Church raises funds to send Kids to Camp           

In response to the increasing danger faced by Ohio County children living in homes where meth use is commonplace, the Hartford United Methodist Church has joined one active ministry and created another.  Since March of last year, the Hartford UMC has been raising money to send kids whose homes have been devastated by the meth epidemic to Camp Loucon in Grayson County, where they can better enjoy the benefits of the outdoor activities of summer camp. 

As all Kentucky Methodists know, Camp Loucon is not expensive.  In fact, it’s one of the best bargains offered anywhere by the Kentucky Annual Conference.  Even so, when a grandparent or other foster parent finds themselves trying to provide appropriate care for children whose homes have been torn apart by the scourge of methamphetamine, even the least expensive “non-necessity” can create a burden the family cannot bear.  In response, the People of the “Heartford” United Methodist Church decided to do something to help.

For over a year they’ve raised money and accepted donations from interested people and organizations for the express purpose of sending to camp those children unable to attend on their own.  Groups ranging from the Masons of Hartford to federal employees in Owensboro have joined together to help raise these funds. 

Last year, the death of one member’s father, Chester DeWitt, spurred that member and others to even greater efforts on the fund’s behalf.  Renamed the “Chester DeWitt Memorial Fund,” it has now grown to more than $2,500 with expectations of even greater growth. 

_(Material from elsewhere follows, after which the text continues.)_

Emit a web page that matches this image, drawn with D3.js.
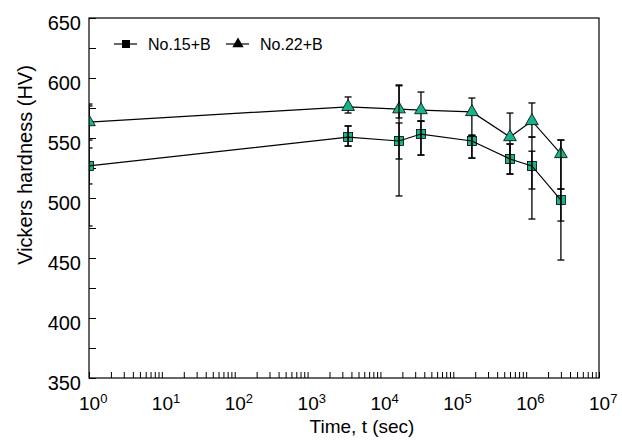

“It’s ironic,” reports the church’s pastor, “that the first two kids we’ll be sending to camp have a long-time family connection to the church.  Nevertheless, this irony merely highlights the degree to which methamphetamine affects every aspect of our society.  No one, and no group of people, should ever think themselves exempt.”

Earlier this year the church joined with the Ohio County Mission to construct and prepare “Bags of Love” to be given to children when they are removed by local social workers from homes where meth has become a threat to their health and safety.  These “Bags of Love” contain everything from stuffed animals to toothpaste, from Bibles to phone cards, in order to ease the trauma experienced by these children (and by the social workers, too) when they are taken from their homes to places of safety.

Becky Millay, the local contact for the Ohio County Mission, shared with the church some of the experiences these children face.  “They aren’t allowed to take anything with them from home—not a teddy bear, not a stitch of clothes, nothing.  In order to protect the children and the public, these children must be “decontaminated” before they can be placed in foster care.  Frequently the public health workers who must remove these children wear decontamination suits similar to those seen in movies.  Imagine the nightmare experienced by children after such a traumatic event.”

In order to help minimize the trauma, the Ohio County Mission constructs these “Bags of Love” with the help of the Hartford UMC and other local churches.  This is just one way local churches can reach out to the victims of crime often hidden away throughout every community.